Maybe we’re fools for thinking of life by these terms that we’ve created. Maybe life isn’t such an ordered thing. Maybe the simple truth is that our problems may never lead to a final climax. Maybe we’re meant to spend life sleeping on pins and needles so the coffin is the most comfortable bed we ever can find. Maybe we’re sitting here waiting for a revolution that will never come.
And even if this archetype is real, how are we to know what part of the story we’re at. Are we rising or falling? To me, it’s more comforting to think of this as rising action. That today there is conflict, but somewhere just beyond the sunset salvation is waiting for me. That someday soon a climax will come that’s so gorgeous it will blind us all. My greatest fear though is that maybe all the conflicts in my life are gone. Maybe this is the bed I will sleep in for all eternity. Maybe life has boxed me away in a storage unit and has stopped me from ever finding a true resolution. It’s told me to settle down. To live life in the denouement. Could it be that I’ve made too drastic a turning point already and found myself eternally separated from the promised land.
For now I can only hold on to the idea that maybe our concept of a story is so much smaller than what humanity really is.
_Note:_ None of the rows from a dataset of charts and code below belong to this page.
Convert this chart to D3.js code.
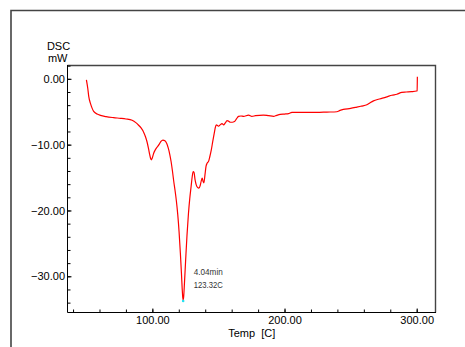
<!DOCTYPE html>
<html><head><meta charset="utf-8">
<script src="https://cdn.jsdelivr.net/npm/d3@7"></script>
<style>
html,body{margin:0;padding:0;background:#fff;}
svg{display:block;font-family:"Liberation Sans",Arial,sans-serif;}
</style></head>
<body>
<svg id="c" width="465" height="347"></svg>
<script>
const temp = [50.1,51.1,51.9,53.1,54.4,55.6,58.2,60.7,65,70.7,76,80,84.7,87.5,89.6,91.6,93.4,94.8,96.0,97.1,98.0,98.7,99.3,100.0,101.0,102.2,103.5,105,106.5,108.0,109.5,110.8,112,113.2,114.2,115.2,116.2,117.2,118.2,119.2,120.2,121.2,122.0,122.6,123.0,123.3,123.7,124.3,125.2,126.2,127.3,128.3,129.3,130.2,130.9,131.5,132.3,133.2,134.2,135.2,136.2,137.0,137.7,138.4,139.0,139.8,140.6,141.5,142.6,143.5,144.6,145.7,146.8,147.6,148.4,149.3,150.1,151.3,152.7,153.9,155.2,156.5,157.8,159.0,160.5,162.1,163.6,165.2,167,169,172.8,175.3,178,184,188,191.7,194,196.7,200,203,205.6,210,224.5,232,239.6,242,244.5,250,254.7,258,262.3,265,267.3,271,274.9,278,281.2,285,288.7,292,296,300.0,300.3,300.5];
const dsc = [-0.15,-1.4,-2.7,-3.7,-4.45,-4.95,-5.35,-5.55,-5.75,-5.9,-6.0,-6.1,-6.3,-6.65,-7.05,-7.5,-8.1,-8.8,-9.6,-10.6,-11.5,-12.1,-12.3,-12.0,-11.3,-10.8,-10.4,-10.0,-9.5,-9.3,-9.4,-9.8,-10.5,-11.5,-12.6,-14.0,-15.6,-17.0,-18.6,-20.6,-23.2,-26.5,-29.5,-32.0,-33.2,-33.6,-33.1,-31.0,-27.5,-23.8,-20.5,-18.2,-16.4,-14.8,-14.1,-14.2,-15.3,-16.1,-16.5,-16.6,-16.2,-15.5,-15.1,-15.6,-15.8,-14.6,-13.3,-12.8,-12.5,-11.8,-10.8,-9.5,-8.3,-7.4,-7.0,-7.1,-7.2,-7.0,-6.8,-7.0,-6.7,-6.35,-6.45,-6.6,-6.6,-6.5,-6.1,-5.7,-5.65,-5.7,-5.5,-5.7,-5.6,-5.5,-5.6,-5.7,-5.55,-5.4,-5.35,-5.3,-5.1,-5.1,-5.1,-5.05,-5.0,-4.8,-4.65,-4.5,-4.3,-4.15,-3.95,-3.6,-3.35,-3.1,-2.9,-2.7,-2.5,-2.35,-2.05,-2.0,-1.95,-1.85,-1.8,0.3];
const xMajor = [100, 200, 300];
const xMinor = [40,60,80,100,120,140,160,180,200,220,240,260,280,300];
const yMajor = [0, -10, -20, -30];
const yMinor = [2,0,-2,-4,-6,-8,-10,-12,-14,-16,-18,-20,-22,-24,-26,-28,-30,-32,-34];
const peakT = 123.3, peakV = -33.6;
const annot = ["4.04min", "123.32C"];
const xTitle = "Temp  [C]";
const yTitle = ["DSC", "mW"];

const svg = d3.select("#c");
const x = d3.scaleLinear().domain([35.8, 314.6]).range([67.5, 436]);
const y = d3.scaleLinear().domain([2.1, -35.5]).range([65, 312.5]);

// outer frame
svg.append("path").attr("d","M11,347V10.5H465").attr("fill","none").attr("stroke","#444").attr("stroke-width",1.6);
// plot box top/right
svg.append("path").attr("d","M67.5,65.5H435.5V312.5").attr("fill","none").attr("stroke","#444").attr("stroke-width",1.4);

const fmt = d3.format(".2f");
// x axis
const gx = svg.append("g").attr("transform","translate(0,312.5)");
gx.call(d3.axisBottom(x).tickValues(xMinor).tickSize(-3).tickFormat(""));
gx.select(".domain").remove();
const gx2 = svg.append("g").attr("transform","translate(0,312.5)");
gx2.call(d3.axisBottom(x).tickValues(xMajor).tickSize(-4).tickPadding(3.5).tickFormat(fmt));
gx2.select(".domain").remove();
// y axis
const gy = svg.append("g").attr("transform","translate(67.5,0)");
gy.call(d3.axisLeft(y).tickValues(yMinor).tickSize(-3).tickFormat(""));
gy.select(".domain").remove();
const gy2 = svg.append("g").attr("transform","translate(67.5,0)");
gy2.call(d3.axisLeft(y).tickValues(yMajor).tickSize(-4).tickPadding(2.5).tickFormat(fmt));
gy2.select(".domain").remove();
svg.selectAll(".tick text").attr("font-size",11).attr("font-family","Liberation Sans, Arial, sans-serif").attr("fill","#000");
svg.selectAll(".tick line").attr("stroke","#000");
// axis lines
svg.append("path").attr("d","M67.5,65V312.5H436").attr("fill","none").attr("stroke","#000").attr("stroke-width",1);

// titles
svg.append("text").attr("x",58.5).attr("y",49.5).attr("text-anchor","middle").attr("font-size",11).text(yTitle[0]);
svg.append("text").attr("x",57.7).attr("y",61.7).attr("text-anchor","middle").attr("font-size",11).text(yTitle[1]);
svg.append("text").attr("x",251.7).attr("y",336.5).attr("text-anchor","middle").attr("font-size",11).style("white-space","pre").text(xTitle);

// curve
const pts = temp.map((t,i)=>[t,dsc[i]]);
const line = d3.line().x(d=>x(d[0])).y(d=>y(d[1])).curve(d3.curveMonotoneX);
svg.append("path").datum(pts).attr("d",line).attr("fill","none").attr("stroke","#ff0000").attr("stroke-width",1.2);

// peak marker & annotation
svg.append("circle").attr("cx",x(peakT)).attr("cy",y(peakV)+1).attr("r",1.3).attr("fill","#22e0f0");
const ax = x(peakT)+10.6, ay = y(peakV);
svg.append("text").attr("x",ax).attr("y",ay-24.5).attr("font-size",8.6).attr("fill","#333").attr("textLength",29).attr("lengthAdjust","spacingAndGlyphs").text(annot[0]);
svg.append("text").attr("x",ax).attr("y",ay-12).attr("font-size",8.6).attr("fill","#333").attr("textLength",29).attr("lengthAdjust","spacingAndGlyphs").text(annot[1]);
</script>
</body></html>
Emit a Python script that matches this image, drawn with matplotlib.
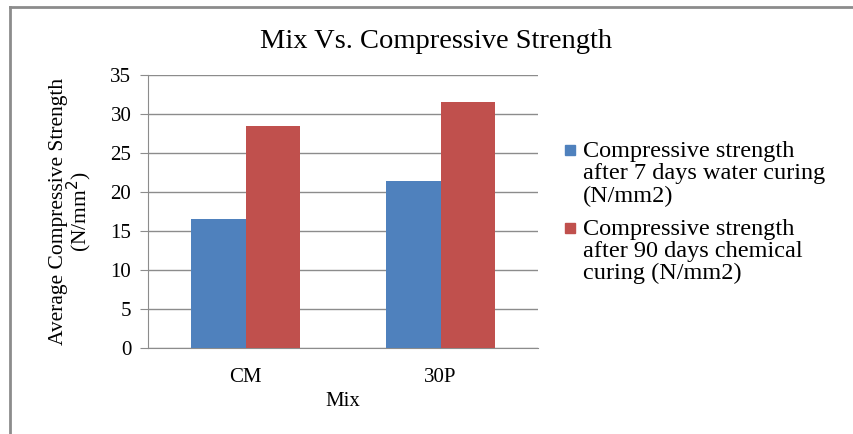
import numpy as np
import matplotlib.pyplot as plt
from matplotlib.lines import Line2D
from matplotlib.patches import Rectangle

plt.rcParams['font.family'] = ['Liberation Serif', 'DejaVu Serif']

# Data
mixes = ["CM", "30P"]
water_7d = [16.6, 21.4]       # after 7 days water curing
chemical_90d = [28.5, 31.5]   # after 90 days chemical curing
series_labels = [
    "Compressive strength\nafter 7 days water curing\n(N/mm2)",
    "Compressive strength\nafter 90 days chemical\ncuring (N/mm2)",
]
colors = ["#4F81BD", "#C0504D"]

fig = plt.figure(figsize=(8.54, 4.34), dpi=100)
ax = fig.add_axes([0.1733, 0.198, 0.4567, 0.629])

x = np.arange(len(mixes))
w = 0.28
ax.bar(x - w / 2, water_7d, w, color=colors[0], zorder=3)
ax.bar(x + w / 2, chemical_90d, w, color=colors[1], zorder=3)

ax.set_xlim(-0.5, 1.5)
ax.set_ylim(0, 35)
ax.set_yticks(range(0, 36, 5))
ax.set_xticks(x)
ax.set_xticklabels(mixes)
ax.yaxis.grid(True, color="#8c8c8c", linewidth=1, zorder=0)
for s in ["top", "right"]:
    ax.spines[s].set_visible(False)
for s in ["left", "bottom"]:
    ax.spines[s].set_color("#8c8c8c")
ax.tick_params(axis="y", length=6, color="#8c8c8c", labelsize=15, pad=6)
ax.tick_params(axis="x", length=0, labelsize=15, pad=14)

ax.set_xlabel("Mix", fontsize=15, labelpad=4)
ax.set_ylabel("Average Compressive Strength\n(N/mm$^2$)", fontsize=15.5,
              linespacing=0.85, labelpad=12)
fig.text(0.511, 0.905, "Mix Vs. Compressive Strength", fontsize=20.5,
         ha="center", va="center")

# Legend drawn by hand so that the swatch sits on the first text line
ly = [0.654, 0.475]
for lab, c, y in zip(series_labels, colors, ly):
    fig.patches.append(Rectangle((0.662, y - 0.011), 0.011, 0.022,
                                 transform=fig.transFigure, color=c))
    fig.text(0.683, y + 0.021, lab, fontsize=17.5, va="top", ha="left",
             linespacing=1.08)

# Outer chart frame (top and left edges)
fig.add_artist(Line2D([0.012, 0.999], [0.983, 0.983], color="#8c8c8c",
                      linewidth=2, transform=fig.transFigure))
fig.add_artist(Line2D([0.012, 0.012], [0.0, 0.983], color="#8c8c8c",
                      linewidth=2, transform=fig.transFigure))

fig.savefig("out.png", dpi=100)
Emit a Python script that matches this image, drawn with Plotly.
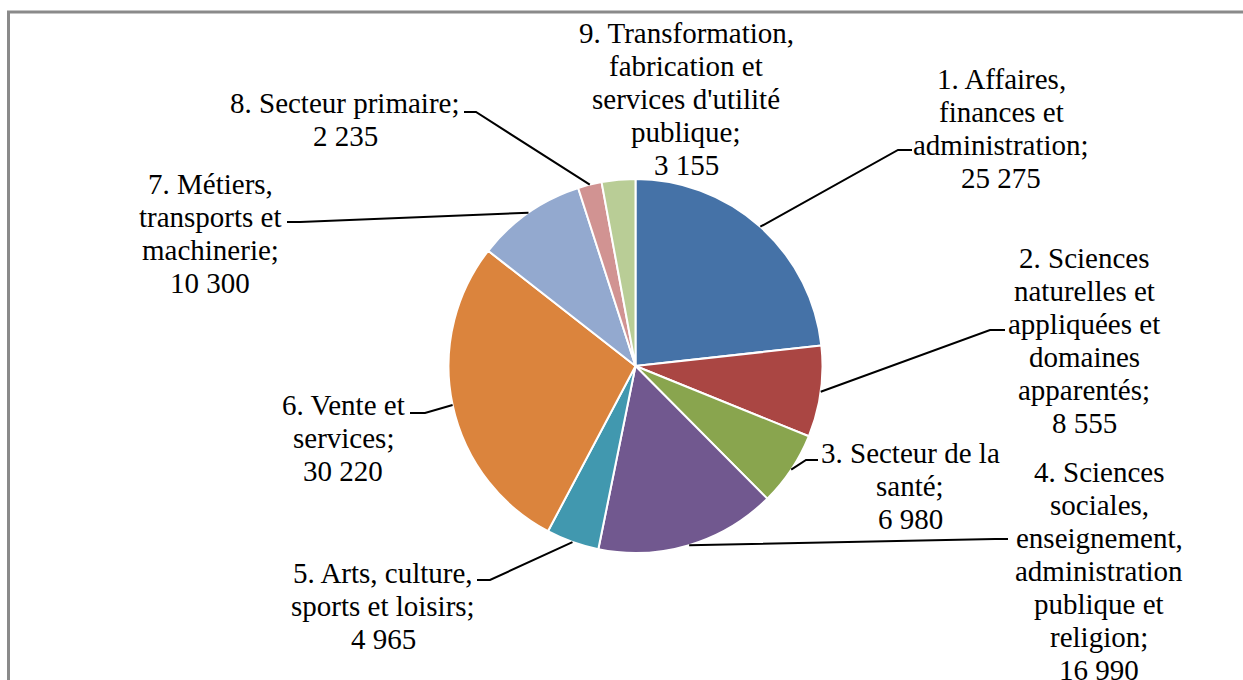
import math
import plotly.graph_objects as go

# ---------------- data ----------------
categories = [
    "1. Affaires,\nfinances et\nadministration",
    "2. Sciences\nnaturelles et\nappliquées et\ndomaines\napparentés",
    "3. Secteur de la\nsanté",
    "4. Sciences\nsociales,\nenseignement,\nadministration\npublique et\nreligion",
    "5. Arts, culture,\nsports et loisirs",
    "6. Vente et\nservices",
    "7. Métiers,\ntransports et\nmachinerie",
    "8. Secteur primaire",
    "9. Transformation,\nfabrication et\nservices d'utilité\npublique",
]
values = [25275, 8555, 6980, 16990, 4965, 30220, 10300, 2235, 3155]
colors = ["#4572A7", "#AA4643", "#89A54E", "#71588F", "#4198AF",
          "#DB843D", "#93A9CF", "#D19392", "#B9CD96"]

# ---------------- layout (pixels) ----------------
W, H = 1243, 680
CX, CY, R = 635.5, 366.0, 187.0
FONT = "Liberation Serif"
FS = 29
LINE_H = 33

# label block: centre x, first-line centre y
label_pos = [(1001, 79), (1084, 258), (910, 453), (1099, 472), (383, 573),
             (343, 405), (210, 184), (345, 103), (686, 33)]
# leader line elbow and end points (None = no leader)
leader = [((898, 150), (912, 150)), ((990, 330), (1005, 330)),
          ((806, 460), (818, 460)), ((995, 539), (1008, 539)),
          ((490, 580), (477, 580)), ((425, 413), (410, 413)),
          ((300, 222), (287, 222)), ((476, 112), (464, 112)), None]


def px(x):
    return x / W


def py(y):
    return 1 - y / H


def fmt(v):
    return f"{v:,}".replace(",", " ")


fig = go.Figure()
fig.add_trace(go.Pie(
    labels=[c.replace("\n", " ") for c in categories],
    values=values,
    sort=False,
    direction="clockwise",
    rotation=0,
    textinfo="none",
    marker=dict(colors=colors, line=dict(color="white", width=2)),
    domain=dict(x=[px(CX - R), px(CX + R)], y=[py(CY + R), py(CY - R)]),
    showlegend=False,
    hoverinfo="label+value",
))

annotations = []
shapes = []
total = sum(values)
cum = 0
for i, (cat, v) in enumerate(zip(categories, values)):
    mid = (cum + v / 2) / total * 2 * math.pi
    cum += v
    sx = CX + R * math.sin(mid)
    sy = CY - R * math.cos(mid)
    lines = (cat + ";\n" + fmt(v)).split("\n")
    lx, ly = label_pos[i]
    for k, line in enumerate(lines):
        annotations.append(dict(
            x=px(lx), y=py(ly + LINE_H * k), xref="paper", yref="paper",
            text=line, showarrow=False, xanchor="center", yanchor="middle",
            font=dict(family=FONT, size=FS, color="black")))
    if leader[i] is not None:
        (ex, ey), (tx, ty) = leader[i]
        path = (f"M {px(sx)},{py(sy)} L {px(ex)},{py(ey)} "
                f"L {px(tx)},{py(ty)}")
        shapes.append(dict(type="path", path=path, xref="paper", yref="paper",
                           line=dict(color="black", width=2)))

# chart frame
shapes.append(dict(type="rect", xref="paper", yref="paper",
                   x0=px(8.5), x1=px(W + 10), y0=py(H + 10), y1=py(12),
                   line=dict(color="#8a8a8a", width=3), layer="below"))

fig.update_layout(
    width=W, height=H,
    margin=dict(l=0, r=0, t=0, b=0),
    paper_bgcolor="white", plot_bgcolor="white",
    font=dict(family=FONT),
    annotations=annotations, shapes=shapes,
)

fig.write_html(
    "out.html",
    config={"displayModeBar": False},
    post_script="document.body.style.margin='0';"
                "document.body.style.overflow='hidden';",
)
The truth is we look at life as if they’re one long battle, but the truth is we have a thousand battles to fight. We will have a thousand victories. A thousand defeats. A thousand broken hearts. We’ll have a thousand steam engines to race against. While we fear being trapped in a denouement, we never can be. Life is always rising and falling at the same time. One conflict building onto another, there’s always a war to fight. Easy sleep may be a dream that only comes with blindness. If we keep our eyes open, there always is a war we’re trapped inside. All of us were born with hammers in our hands, and until we die, they’re going to stay there.